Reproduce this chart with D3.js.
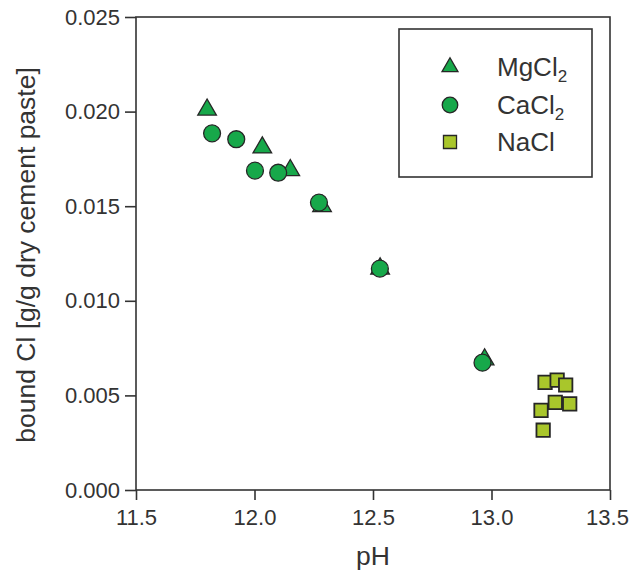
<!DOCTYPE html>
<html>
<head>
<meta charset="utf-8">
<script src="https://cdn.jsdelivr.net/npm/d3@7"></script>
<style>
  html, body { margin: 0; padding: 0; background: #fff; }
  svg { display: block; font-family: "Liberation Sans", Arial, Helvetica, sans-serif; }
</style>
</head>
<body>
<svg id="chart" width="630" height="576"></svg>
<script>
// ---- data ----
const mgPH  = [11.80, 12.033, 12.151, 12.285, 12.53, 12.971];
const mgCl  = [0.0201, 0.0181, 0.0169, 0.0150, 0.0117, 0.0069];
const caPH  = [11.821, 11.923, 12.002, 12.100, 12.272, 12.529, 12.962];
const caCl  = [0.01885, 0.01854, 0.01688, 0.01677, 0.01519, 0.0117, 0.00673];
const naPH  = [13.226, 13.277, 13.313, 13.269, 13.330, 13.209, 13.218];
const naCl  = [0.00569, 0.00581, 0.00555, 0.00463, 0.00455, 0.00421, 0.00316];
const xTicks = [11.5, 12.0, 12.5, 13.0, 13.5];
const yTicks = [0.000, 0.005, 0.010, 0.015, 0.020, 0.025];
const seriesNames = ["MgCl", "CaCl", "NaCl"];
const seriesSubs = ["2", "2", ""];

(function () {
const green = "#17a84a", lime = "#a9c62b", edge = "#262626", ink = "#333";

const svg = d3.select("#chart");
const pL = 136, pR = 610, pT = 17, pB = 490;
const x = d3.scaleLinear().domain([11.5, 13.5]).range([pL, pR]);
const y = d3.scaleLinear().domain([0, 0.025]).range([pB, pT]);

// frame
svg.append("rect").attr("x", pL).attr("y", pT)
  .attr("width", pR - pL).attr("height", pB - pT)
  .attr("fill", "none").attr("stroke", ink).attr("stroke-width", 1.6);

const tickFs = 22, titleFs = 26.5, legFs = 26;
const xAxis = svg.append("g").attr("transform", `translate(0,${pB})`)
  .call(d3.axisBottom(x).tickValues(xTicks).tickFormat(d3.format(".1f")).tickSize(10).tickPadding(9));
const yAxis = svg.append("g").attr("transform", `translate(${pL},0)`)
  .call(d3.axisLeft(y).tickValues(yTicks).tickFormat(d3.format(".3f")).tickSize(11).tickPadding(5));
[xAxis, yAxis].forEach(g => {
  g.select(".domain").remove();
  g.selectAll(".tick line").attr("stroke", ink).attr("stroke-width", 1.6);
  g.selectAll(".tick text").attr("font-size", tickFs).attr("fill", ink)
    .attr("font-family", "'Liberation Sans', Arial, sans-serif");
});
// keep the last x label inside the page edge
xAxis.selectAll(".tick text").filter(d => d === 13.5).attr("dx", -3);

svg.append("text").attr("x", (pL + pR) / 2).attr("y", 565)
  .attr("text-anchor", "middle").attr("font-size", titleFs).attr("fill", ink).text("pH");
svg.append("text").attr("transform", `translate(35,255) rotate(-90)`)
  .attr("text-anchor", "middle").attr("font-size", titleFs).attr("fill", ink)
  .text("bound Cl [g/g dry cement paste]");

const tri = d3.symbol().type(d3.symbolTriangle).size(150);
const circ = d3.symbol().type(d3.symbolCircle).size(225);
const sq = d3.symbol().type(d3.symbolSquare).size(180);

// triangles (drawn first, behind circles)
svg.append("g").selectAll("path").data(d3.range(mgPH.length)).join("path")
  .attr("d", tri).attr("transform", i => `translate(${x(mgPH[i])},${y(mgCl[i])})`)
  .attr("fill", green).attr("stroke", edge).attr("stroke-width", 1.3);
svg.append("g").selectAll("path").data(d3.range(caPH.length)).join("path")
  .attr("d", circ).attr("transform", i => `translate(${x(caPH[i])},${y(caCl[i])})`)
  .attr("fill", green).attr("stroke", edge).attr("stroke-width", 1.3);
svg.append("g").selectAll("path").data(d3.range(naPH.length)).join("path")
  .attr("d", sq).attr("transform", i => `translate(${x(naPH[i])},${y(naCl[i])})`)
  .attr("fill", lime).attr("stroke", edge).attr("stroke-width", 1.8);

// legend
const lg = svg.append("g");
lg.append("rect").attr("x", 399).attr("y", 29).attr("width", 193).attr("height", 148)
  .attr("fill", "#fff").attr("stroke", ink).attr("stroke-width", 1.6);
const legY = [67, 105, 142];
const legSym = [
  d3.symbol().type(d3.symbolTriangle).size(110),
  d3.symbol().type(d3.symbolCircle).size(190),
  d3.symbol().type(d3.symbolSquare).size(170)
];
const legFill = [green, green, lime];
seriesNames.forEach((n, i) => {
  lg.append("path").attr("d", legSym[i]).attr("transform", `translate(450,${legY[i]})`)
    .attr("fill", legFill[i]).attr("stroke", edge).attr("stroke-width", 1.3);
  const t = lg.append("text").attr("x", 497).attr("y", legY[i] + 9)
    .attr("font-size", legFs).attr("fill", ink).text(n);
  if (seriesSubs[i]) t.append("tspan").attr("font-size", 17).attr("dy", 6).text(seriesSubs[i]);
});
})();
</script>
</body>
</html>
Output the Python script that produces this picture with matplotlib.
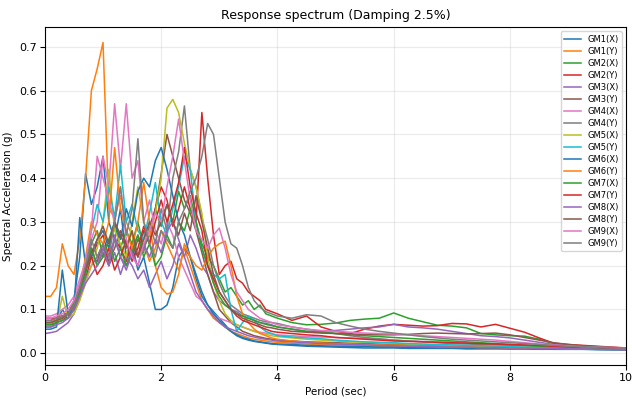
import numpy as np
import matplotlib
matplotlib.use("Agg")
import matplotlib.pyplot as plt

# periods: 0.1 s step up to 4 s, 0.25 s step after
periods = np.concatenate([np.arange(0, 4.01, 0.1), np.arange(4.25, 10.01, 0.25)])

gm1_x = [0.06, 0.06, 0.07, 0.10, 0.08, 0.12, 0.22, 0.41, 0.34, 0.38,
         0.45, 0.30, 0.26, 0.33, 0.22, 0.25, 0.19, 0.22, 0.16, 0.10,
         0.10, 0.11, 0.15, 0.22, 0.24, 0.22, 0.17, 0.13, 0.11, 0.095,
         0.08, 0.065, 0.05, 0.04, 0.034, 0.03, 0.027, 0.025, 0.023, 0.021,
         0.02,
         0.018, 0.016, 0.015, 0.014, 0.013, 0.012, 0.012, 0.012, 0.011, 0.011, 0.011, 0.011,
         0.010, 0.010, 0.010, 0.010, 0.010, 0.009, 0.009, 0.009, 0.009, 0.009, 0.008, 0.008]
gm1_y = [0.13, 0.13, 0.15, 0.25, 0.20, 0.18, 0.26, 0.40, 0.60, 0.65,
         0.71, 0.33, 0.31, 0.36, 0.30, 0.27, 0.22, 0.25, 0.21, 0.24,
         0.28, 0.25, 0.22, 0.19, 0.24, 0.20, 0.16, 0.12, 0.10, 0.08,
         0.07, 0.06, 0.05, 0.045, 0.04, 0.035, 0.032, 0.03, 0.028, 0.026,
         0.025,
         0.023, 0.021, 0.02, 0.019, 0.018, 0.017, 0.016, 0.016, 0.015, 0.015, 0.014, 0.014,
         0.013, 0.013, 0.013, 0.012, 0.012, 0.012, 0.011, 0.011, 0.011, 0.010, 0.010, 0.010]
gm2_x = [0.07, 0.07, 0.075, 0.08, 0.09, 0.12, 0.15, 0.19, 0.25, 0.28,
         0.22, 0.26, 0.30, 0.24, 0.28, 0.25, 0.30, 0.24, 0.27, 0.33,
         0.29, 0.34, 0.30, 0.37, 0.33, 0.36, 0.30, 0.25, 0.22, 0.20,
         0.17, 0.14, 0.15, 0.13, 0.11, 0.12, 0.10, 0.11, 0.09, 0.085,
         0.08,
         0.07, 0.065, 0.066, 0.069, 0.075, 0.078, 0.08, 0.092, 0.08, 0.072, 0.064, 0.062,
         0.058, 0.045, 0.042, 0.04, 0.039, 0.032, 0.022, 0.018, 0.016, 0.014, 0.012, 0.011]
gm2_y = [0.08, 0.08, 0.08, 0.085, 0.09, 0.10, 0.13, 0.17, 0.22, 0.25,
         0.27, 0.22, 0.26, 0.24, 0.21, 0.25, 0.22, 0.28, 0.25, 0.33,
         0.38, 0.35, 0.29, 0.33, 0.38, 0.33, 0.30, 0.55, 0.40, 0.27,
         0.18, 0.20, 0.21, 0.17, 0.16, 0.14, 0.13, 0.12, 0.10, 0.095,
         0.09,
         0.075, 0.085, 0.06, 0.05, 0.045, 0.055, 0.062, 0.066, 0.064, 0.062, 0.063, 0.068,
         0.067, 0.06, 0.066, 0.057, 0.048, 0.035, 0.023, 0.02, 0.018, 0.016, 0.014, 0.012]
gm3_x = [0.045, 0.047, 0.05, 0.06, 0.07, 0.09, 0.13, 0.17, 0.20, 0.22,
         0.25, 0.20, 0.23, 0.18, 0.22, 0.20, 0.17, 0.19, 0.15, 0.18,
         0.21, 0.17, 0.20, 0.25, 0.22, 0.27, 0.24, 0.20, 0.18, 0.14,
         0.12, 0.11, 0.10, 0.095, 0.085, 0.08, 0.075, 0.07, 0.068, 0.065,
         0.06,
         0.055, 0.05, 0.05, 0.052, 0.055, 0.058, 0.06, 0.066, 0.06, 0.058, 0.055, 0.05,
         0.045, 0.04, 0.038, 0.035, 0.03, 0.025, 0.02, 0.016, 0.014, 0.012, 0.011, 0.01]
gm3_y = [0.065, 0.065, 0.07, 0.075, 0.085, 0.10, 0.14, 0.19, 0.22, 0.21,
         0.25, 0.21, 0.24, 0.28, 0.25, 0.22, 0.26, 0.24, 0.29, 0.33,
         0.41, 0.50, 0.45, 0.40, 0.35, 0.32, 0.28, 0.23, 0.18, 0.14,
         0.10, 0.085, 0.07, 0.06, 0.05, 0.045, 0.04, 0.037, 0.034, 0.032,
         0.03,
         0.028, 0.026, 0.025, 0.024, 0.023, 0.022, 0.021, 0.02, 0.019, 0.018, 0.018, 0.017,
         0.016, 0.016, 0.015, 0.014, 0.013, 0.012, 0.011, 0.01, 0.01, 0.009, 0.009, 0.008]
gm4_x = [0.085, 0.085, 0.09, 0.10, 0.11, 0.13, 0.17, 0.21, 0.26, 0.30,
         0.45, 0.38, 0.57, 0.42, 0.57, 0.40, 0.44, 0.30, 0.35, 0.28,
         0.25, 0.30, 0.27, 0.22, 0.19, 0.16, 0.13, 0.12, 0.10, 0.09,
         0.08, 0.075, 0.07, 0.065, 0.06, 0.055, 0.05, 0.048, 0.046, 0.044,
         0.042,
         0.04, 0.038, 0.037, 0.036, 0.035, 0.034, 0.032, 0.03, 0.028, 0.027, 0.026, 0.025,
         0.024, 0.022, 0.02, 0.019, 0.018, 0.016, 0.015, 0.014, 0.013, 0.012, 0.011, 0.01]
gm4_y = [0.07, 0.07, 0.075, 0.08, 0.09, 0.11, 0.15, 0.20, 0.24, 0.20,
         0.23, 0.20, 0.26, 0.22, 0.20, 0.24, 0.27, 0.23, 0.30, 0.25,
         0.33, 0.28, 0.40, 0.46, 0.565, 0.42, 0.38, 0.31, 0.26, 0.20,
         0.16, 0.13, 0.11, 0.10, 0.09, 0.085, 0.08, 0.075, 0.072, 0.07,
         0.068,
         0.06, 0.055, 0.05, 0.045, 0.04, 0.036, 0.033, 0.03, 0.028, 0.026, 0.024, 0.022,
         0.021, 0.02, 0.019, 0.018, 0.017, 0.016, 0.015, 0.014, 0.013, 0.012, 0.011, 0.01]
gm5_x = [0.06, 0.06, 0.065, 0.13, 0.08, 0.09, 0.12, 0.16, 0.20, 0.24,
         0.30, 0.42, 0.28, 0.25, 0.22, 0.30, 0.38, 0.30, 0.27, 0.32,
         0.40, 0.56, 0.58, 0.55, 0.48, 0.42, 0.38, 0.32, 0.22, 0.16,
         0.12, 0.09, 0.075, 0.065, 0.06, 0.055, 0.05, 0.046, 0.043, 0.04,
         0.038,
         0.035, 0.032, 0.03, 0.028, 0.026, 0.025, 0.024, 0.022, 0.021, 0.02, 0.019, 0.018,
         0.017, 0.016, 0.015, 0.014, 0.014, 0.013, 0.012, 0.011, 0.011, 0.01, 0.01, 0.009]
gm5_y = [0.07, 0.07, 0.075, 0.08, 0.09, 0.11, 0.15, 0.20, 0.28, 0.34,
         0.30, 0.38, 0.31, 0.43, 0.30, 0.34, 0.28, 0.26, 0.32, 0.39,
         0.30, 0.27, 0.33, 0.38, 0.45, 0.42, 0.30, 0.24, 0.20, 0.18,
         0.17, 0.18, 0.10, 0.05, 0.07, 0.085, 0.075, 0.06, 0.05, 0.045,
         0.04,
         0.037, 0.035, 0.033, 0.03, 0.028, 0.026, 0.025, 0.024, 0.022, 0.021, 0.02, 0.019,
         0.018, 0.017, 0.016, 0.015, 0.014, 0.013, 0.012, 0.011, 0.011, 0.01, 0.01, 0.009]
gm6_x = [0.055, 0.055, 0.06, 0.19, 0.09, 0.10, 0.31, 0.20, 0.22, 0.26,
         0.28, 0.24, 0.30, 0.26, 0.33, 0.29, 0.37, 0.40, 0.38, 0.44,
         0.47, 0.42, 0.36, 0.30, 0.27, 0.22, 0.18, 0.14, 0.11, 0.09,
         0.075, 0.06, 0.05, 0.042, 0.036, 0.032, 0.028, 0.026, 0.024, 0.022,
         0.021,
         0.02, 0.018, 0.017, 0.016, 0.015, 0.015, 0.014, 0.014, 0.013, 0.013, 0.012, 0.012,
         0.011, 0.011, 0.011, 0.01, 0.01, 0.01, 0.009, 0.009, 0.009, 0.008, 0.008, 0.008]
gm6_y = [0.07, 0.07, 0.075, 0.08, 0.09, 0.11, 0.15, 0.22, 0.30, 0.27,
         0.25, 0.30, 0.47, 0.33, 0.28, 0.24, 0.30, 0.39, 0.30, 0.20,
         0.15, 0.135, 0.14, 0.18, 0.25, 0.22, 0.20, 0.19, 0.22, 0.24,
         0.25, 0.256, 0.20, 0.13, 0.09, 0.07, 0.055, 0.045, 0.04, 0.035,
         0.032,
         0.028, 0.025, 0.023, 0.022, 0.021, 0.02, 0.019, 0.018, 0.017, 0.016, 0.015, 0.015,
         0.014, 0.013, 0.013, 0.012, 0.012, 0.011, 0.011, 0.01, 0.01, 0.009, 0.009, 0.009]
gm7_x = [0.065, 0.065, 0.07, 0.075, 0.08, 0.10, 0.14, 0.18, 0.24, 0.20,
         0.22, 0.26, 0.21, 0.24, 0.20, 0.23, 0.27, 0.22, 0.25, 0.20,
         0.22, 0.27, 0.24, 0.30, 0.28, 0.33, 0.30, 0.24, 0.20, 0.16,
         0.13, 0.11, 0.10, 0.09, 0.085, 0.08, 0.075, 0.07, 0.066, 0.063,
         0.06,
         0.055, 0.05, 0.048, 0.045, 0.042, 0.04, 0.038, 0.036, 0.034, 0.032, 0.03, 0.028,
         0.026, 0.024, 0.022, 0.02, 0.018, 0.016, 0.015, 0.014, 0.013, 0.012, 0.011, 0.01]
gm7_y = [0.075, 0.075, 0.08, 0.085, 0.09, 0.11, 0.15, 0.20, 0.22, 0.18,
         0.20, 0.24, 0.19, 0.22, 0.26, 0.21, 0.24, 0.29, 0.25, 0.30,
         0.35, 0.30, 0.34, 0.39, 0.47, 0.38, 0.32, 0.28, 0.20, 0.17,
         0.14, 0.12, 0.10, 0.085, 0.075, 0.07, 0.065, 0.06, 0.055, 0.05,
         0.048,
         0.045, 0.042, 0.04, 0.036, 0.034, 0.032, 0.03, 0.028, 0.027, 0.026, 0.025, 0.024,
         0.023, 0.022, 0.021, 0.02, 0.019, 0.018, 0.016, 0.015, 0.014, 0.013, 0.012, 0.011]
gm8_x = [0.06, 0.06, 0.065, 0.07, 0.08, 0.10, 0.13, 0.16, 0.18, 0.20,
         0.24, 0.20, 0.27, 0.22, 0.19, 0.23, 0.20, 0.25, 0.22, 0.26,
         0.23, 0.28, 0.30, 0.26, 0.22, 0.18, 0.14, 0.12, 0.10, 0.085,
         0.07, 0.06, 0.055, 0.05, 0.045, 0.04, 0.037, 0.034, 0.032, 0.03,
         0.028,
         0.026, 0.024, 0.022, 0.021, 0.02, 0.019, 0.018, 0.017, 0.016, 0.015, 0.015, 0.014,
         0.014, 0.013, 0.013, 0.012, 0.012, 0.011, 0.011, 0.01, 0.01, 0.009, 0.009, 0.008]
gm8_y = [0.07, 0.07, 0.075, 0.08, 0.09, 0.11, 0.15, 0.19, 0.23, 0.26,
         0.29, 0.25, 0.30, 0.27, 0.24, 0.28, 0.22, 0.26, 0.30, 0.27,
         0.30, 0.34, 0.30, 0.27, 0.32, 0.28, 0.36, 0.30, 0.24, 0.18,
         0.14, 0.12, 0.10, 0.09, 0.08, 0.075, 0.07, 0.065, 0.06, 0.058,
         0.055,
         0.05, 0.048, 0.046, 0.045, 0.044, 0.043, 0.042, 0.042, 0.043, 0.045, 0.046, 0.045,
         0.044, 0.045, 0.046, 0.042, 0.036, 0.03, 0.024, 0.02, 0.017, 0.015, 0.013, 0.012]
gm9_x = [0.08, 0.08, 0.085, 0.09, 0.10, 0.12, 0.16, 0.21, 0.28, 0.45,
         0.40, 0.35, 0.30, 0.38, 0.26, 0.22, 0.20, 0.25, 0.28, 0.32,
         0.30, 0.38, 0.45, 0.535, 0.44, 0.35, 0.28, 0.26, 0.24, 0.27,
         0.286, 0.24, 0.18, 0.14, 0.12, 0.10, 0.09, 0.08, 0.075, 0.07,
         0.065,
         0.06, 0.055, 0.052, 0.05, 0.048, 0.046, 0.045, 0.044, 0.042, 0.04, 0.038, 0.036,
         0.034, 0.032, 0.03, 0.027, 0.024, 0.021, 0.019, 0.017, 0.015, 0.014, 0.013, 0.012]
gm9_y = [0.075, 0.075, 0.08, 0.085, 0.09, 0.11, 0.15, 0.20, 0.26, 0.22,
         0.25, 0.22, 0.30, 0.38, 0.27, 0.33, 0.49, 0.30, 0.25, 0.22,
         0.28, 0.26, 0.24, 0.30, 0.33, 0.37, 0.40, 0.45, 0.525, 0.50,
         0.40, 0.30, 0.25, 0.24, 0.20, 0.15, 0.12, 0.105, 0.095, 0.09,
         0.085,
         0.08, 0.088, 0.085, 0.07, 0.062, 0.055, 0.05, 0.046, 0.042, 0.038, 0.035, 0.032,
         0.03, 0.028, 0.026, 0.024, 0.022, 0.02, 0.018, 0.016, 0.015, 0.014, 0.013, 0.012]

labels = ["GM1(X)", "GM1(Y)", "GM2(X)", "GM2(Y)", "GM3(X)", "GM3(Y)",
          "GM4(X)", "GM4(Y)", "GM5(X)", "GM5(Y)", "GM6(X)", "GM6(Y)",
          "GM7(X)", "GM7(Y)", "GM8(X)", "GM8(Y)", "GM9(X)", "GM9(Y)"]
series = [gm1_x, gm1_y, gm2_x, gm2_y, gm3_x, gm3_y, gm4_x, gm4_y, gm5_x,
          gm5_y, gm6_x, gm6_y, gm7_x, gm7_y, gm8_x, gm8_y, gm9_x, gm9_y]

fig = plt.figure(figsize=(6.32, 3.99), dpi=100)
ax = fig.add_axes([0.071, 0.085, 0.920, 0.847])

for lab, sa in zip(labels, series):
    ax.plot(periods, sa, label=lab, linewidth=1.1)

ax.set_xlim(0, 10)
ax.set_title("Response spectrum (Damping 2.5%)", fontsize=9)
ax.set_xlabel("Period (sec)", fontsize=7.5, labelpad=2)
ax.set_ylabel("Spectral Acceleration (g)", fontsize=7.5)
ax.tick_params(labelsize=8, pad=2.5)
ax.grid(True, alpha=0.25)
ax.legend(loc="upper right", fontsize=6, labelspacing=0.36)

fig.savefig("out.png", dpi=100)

**Prompt**
Copy every line of the entries above in which "chart" occurs.

**Response to the task**
Reproduce this chart with D3.js.
<svg id="chart" width="630" height="576"></svg>
const svg = d3.select("#chart");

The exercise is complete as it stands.